--- Data excerpt ---
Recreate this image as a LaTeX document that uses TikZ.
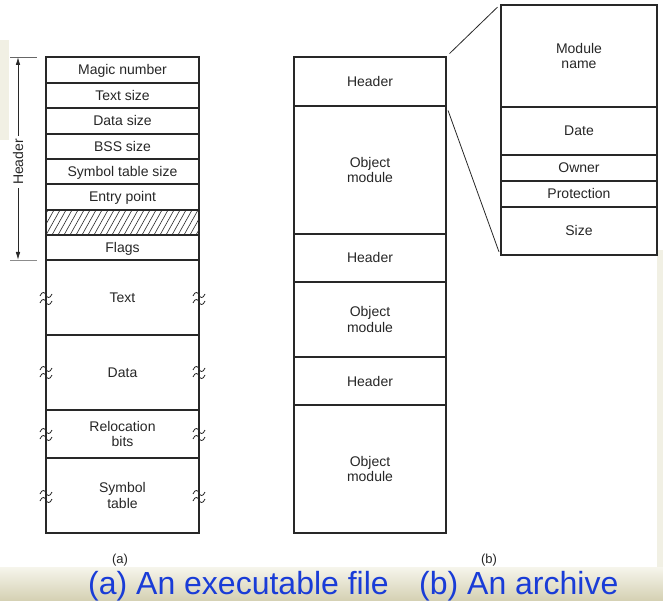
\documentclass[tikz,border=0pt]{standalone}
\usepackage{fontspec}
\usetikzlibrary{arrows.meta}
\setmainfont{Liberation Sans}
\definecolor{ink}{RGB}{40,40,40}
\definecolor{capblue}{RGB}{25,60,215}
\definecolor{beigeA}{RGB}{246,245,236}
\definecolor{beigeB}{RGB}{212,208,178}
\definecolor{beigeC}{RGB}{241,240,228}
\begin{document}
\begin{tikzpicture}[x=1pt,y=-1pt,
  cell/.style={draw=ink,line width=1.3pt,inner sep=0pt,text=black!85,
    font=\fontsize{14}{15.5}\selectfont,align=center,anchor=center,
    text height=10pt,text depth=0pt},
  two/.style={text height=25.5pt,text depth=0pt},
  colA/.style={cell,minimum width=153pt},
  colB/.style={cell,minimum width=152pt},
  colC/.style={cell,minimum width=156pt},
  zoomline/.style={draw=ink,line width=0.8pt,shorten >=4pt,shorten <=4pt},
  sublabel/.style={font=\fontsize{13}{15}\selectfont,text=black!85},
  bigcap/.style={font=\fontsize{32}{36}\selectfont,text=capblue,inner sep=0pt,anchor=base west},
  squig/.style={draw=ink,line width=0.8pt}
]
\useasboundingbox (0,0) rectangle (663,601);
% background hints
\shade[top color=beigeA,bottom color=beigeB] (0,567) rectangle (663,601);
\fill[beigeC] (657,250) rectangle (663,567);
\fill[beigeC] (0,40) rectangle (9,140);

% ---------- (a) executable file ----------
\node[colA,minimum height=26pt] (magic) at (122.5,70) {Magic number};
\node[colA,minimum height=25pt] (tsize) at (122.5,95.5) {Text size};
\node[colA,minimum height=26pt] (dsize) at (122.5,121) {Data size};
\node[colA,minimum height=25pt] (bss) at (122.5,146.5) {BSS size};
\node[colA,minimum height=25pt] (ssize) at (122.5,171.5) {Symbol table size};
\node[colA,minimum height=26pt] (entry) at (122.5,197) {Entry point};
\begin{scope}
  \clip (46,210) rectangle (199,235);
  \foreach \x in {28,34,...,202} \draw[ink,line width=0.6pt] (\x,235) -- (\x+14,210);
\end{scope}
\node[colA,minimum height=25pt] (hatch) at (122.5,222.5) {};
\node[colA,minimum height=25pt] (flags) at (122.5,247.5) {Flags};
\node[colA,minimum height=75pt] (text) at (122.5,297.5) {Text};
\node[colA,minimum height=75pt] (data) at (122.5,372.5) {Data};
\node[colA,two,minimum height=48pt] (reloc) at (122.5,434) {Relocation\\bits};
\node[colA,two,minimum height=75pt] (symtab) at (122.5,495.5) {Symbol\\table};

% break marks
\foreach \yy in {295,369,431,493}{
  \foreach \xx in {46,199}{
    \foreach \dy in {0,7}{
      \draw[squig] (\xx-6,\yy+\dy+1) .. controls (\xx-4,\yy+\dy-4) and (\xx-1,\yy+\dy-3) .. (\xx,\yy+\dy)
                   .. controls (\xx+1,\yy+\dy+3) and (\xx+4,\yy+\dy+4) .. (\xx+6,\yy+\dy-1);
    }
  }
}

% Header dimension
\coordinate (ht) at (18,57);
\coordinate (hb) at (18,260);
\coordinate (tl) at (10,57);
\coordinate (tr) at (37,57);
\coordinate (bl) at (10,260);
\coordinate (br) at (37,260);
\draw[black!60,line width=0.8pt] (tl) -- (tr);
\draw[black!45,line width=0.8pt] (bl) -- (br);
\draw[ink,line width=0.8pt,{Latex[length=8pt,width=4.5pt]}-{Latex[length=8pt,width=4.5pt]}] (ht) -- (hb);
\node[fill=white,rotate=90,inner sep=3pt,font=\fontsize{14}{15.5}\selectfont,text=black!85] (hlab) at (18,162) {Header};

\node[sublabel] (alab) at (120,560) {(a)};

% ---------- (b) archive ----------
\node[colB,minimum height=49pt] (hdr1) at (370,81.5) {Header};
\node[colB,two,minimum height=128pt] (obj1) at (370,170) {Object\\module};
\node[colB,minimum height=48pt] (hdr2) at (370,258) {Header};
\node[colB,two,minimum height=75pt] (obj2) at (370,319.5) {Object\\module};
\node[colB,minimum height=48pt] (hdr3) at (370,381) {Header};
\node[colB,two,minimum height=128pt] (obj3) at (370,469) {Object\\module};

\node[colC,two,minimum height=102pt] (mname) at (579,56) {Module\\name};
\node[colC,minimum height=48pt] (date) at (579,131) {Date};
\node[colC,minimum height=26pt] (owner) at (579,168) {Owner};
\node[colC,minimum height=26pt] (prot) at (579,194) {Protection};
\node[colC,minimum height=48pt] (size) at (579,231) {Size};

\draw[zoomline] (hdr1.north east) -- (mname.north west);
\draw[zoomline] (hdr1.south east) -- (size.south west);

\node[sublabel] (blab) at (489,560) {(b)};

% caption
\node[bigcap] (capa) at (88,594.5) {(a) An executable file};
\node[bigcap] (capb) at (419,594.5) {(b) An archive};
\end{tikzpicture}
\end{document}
---
### Work to complete
Return the whole listing, word for word, and leave out every picture.

### Task output
Recreate this image as a LaTeX document that uses TikZ.
\documentclass[tikz,border=0pt]{standalone}
\usepackage{fontspec}
\usetikzlibrary{arrows.meta}
\setmainfont{Liberation Sans}
\definecolor{ink}{RGB}{40,40,40}
\definecolor{capblue}{RGB}{25,60,215}
\definecolor{beigeA}{RGB}{246,245,236}
\definecolor{beigeB}{RGB}{212,208,178}
\definecolor{beigeC}{RGB}{241,240,228}
\begin{document}
\begin{tikzpicture}[x=1pt,y=-1pt,
  cell/.style={draw=ink,line width=1.3pt,inner sep=0pt,text=black!85,
    font=\fontsize{14}{15.5}\selectfont,align=center,anchor=center,
    text height=10pt,text depth=0pt},
  two/.style={text height=25.5pt,text depth=0pt},
  colA/.style={cell,minimum width=153pt},
  colB/.style={cell,minimum width=152pt},
  colC/.style={cell,minimum width=156pt},
  zoomline/.style={draw=ink,line width=0.8pt,shorten >=4pt,shorten <=4pt},
  sublabel/.style={font=\fontsize{13}{15}\selectfont,text=black!85},
  bigcap/.style={font=\fontsize{32}{36}\selectfont,text=capblue,inner sep=0pt,anchor=base west},
  squig/.style={draw=ink,line width=0.8pt}
]
\useasboundingbox (0,0) rectangle (663,601);
% background hints
\shade[top color=beigeA,bottom color=beigeB] (0,567) rectangle (663,601);
\fill[beigeC] (657,250) rectangle (663,567);
\fill[beigeC] (0,40) rectangle (9,140);

% ---------- (a) executable file ----------
\node[colA,minimum height=26pt] (magic) at (122.5,70) {Magic number};
\node[colA,minimum height=25pt] (tsize) at (122.5,95.5) {Text size};
\node[colA,minimum height=26pt] (dsize) at (122.5,121) {Data size};
\node[colA,minimum height=25pt] (bss) at (122.5,146.5) {BSS size};
\node[colA,minimum height=25pt] (ssize) at (122.5,171.5) {Symbol table size};
\node[colA,minimum height=26pt] (entry) at (122.5,197) {Entry point};
\begin{scope}
  \clip (46,210) rectangle (199,235);
  \foreach \x in {28,34,...,202} \draw[ink,line width=0.6pt] (\x,235) -- (\x+14,210);
\end{scope}
\node[colA,minimum height=25pt] (hatch) at (122.5,222.5) {};
\node[colA,minimum height=25pt] (flags) at (122.5,247.5) {Flags};
\node[colA,minimum height=75pt] (text) at (122.5,297.5) {Text};
\node[colA,minimum height=75pt] (data) at (122.5,372.5) {Data};
\node[colA,two,minimum height=48pt] (reloc) at (122.5,434) {Relocation\\bits};
\node[colA,two,minimum height=75pt] (symtab) at (122.5,495.5) {Symbol\\table};

% break marks
\foreach \yy in {295,369,431,493}{
  \foreach \xx in {46,199}{
    \foreach \dy in {0,7}{
      \draw[squig] (\xx-6,\yy+\dy+1) .. controls (\xx-4,\yy+\dy-4) and (\xx-1,\yy+\dy-3) .. (\xx,\yy+\dy)
                   .. controls (\xx+1,\yy+\dy+3) and (\xx+4,\yy+\dy+4) .. (\xx+6,\yy+\dy-1);
    }
  }
}

% Header dimension
\coordinate (ht) at (18,57);
\coordinate (hb) at (18,260);
\coordinate (tl) at (10,57);
\coordinate (tr) at (37,57);
\coordinate (bl) at (10,260);
\coordinate (br) at (37,260);
\draw[black!60,line width=0.8pt] (tl) -- (tr);
\draw[black!45,line width=0.8pt] (bl) -- (br);
\draw[ink,line width=0.8pt,{Latex[length=8pt,width=4.5pt]}-{Latex[length=8pt,width=4.5pt]}] (ht) -- (hb);
\node[fill=white,rotate=90,inner sep=3pt,font=\fontsize{14}{15.5}\selectfont,text=black!85] (hlab) at (18,162) {Header};

\node[sublabel] (alab) at (120,560) {(a)};

% ---------- (b) archive ----------
\node[colB,minimum height=49pt] (hdr1) at (370,81.5) {Header};
\node[colB,two,minimum height=128pt] (obj1) at (370,170) {Object\\module};
\node[colB,minimum height=48pt] (hdr2) at (370,258) {Header};
\node[colB,two,minimum height=75pt] (obj2) at (370,319.5) {Object\\module};
\node[colB,minimum height=48pt] (hdr3) at (370,381) {Header};
\node[colB,two,minimum height=128pt] (obj3) at (370,469) {Object\\module};

\node[colC,two,minimum height=102pt] (mname) at (579,56) {Module\\name};
\node[colC,minimum height=48pt] (date) at (579,131) {Date};
\node[colC,minimum height=26pt] (owner) at (579,168) {Owner};
\node[colC,minimum height=26pt] (prot) at (579,194) {Protection};
\node[colC,minimum height=48pt] (size) at (579,231) {Size};

\draw[zoomline] (hdr1.north east) -- (mname.north west);
\draw[zoomline] (hdr1.south east) -- (size.south west);

\node[sublabel] (blab) at (489,560) {(b)};

% caption
\node[bigcap] (capa) at (88,594.5) {(a) An executable file};
\node[bigcap] (capb) at (419,594.5) {(b) An archive};
\end{tikzpicture}
\end{document}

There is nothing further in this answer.